Размышляю я об этом как-то отчужденно, словно меня это вовсе не касается. Даже инстинкт самосохранения не может заставить меня ускорить шаги. На ходу я рассеянно поглядываю по сторонам — на грузные от влаги кусты, на дорожки, по которым стайками проходят студенты.
Я понимаю, что этот человек опасен. Когда он приближается, мне удается рассмотреть его получше. Он еще молод, ему наверное нет еще и тридцати, выглядит он намного интеллигентнее “Медведя”. Узок в кости, темнолик. Глаза живые, но близко посаженные, поэтому выражение лица не очень приятное. Он идет спокойной, неторопливой походкой, в какой-то момент мы даже оказываемся рядом, и он бросает на меня беглый, равнодушный взгляд, слишком равнодушный, чтобы не быть заученным. У “Медведя” это получилось бы лучше.
В голове мелькает безумная мысль — остановить его. Вот здесь, у дерева. И сказать, что он проиграл и я хочу узнать у него одно имя. Можно поторговаться насчет условий.

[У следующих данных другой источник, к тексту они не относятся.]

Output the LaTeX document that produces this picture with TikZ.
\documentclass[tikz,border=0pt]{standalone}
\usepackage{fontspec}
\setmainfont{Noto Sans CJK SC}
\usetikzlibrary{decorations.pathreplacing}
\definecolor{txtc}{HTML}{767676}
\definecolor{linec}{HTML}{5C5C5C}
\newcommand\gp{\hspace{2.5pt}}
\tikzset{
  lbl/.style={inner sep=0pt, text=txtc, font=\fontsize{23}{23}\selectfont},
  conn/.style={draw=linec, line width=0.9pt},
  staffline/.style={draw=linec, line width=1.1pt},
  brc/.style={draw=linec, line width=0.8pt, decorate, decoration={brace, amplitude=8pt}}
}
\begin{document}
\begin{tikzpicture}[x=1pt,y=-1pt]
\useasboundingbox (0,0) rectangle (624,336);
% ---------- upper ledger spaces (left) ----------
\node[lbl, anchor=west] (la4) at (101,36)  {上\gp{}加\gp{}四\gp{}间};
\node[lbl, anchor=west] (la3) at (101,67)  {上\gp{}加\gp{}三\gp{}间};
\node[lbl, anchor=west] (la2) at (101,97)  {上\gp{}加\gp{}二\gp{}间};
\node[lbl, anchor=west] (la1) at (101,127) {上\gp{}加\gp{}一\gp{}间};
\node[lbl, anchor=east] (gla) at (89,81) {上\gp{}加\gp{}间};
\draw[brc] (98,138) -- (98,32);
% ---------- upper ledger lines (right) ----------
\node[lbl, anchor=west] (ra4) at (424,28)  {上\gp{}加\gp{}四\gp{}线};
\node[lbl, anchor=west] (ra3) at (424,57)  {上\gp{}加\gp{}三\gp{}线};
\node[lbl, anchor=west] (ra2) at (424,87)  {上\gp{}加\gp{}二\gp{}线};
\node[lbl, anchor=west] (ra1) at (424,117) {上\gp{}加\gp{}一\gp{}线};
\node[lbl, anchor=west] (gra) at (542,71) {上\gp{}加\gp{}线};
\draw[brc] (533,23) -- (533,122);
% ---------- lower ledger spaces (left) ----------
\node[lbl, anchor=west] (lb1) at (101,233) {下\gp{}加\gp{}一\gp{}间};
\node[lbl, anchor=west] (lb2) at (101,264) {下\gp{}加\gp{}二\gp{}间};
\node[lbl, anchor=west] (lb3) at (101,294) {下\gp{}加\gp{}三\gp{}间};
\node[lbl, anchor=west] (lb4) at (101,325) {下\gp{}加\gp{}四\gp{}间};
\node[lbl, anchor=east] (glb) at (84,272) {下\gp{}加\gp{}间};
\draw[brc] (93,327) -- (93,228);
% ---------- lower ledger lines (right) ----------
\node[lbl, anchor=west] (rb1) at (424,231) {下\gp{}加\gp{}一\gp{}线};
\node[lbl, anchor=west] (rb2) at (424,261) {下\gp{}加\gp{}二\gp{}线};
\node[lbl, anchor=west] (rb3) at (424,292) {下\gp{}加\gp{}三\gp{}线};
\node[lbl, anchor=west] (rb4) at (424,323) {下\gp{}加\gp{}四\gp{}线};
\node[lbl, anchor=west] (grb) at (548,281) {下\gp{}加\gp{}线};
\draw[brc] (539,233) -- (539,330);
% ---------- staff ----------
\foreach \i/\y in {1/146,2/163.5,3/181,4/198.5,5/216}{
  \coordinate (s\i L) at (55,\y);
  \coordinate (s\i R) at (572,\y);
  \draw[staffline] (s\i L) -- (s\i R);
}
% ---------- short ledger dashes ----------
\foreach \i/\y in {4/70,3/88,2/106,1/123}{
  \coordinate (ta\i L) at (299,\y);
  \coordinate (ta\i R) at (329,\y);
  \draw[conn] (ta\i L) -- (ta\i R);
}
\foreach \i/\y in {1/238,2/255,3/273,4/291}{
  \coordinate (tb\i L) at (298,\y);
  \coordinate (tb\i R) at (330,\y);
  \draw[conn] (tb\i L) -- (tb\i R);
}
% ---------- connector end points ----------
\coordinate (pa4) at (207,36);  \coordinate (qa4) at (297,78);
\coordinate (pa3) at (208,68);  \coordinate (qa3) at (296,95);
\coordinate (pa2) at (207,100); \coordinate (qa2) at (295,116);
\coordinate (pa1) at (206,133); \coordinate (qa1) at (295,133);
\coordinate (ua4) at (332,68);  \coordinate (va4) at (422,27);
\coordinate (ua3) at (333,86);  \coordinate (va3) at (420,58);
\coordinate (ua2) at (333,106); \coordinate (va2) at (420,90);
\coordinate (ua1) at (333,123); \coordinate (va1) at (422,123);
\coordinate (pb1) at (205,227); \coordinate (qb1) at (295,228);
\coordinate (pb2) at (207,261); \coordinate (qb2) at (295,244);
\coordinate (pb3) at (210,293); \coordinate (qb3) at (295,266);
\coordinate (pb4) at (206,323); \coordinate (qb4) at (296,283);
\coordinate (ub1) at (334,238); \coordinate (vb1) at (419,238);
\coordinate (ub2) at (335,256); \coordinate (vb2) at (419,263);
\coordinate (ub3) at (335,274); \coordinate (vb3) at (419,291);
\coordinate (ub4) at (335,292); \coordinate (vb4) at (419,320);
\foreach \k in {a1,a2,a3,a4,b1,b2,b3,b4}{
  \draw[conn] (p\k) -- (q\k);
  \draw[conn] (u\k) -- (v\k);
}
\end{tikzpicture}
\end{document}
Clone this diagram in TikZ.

Но мне нечего ему предложить, незачем останавливать. Он всего лишь исполнитель — пусть хитрый и злой, но всего лишь исполнитель. Может быть даже, что это именно он убил Женю. Вмонтировал ампулу со смертельным ядом, рассчитал время, когда машина Жени появится у поворота, ждал в темноте, не терзаясь угрызениями совести готовил убийство. Теперь ему просто указали следующую жертву.
Нам не о чем договариваться. Один из нас проиграет и заплатит за проигрыш.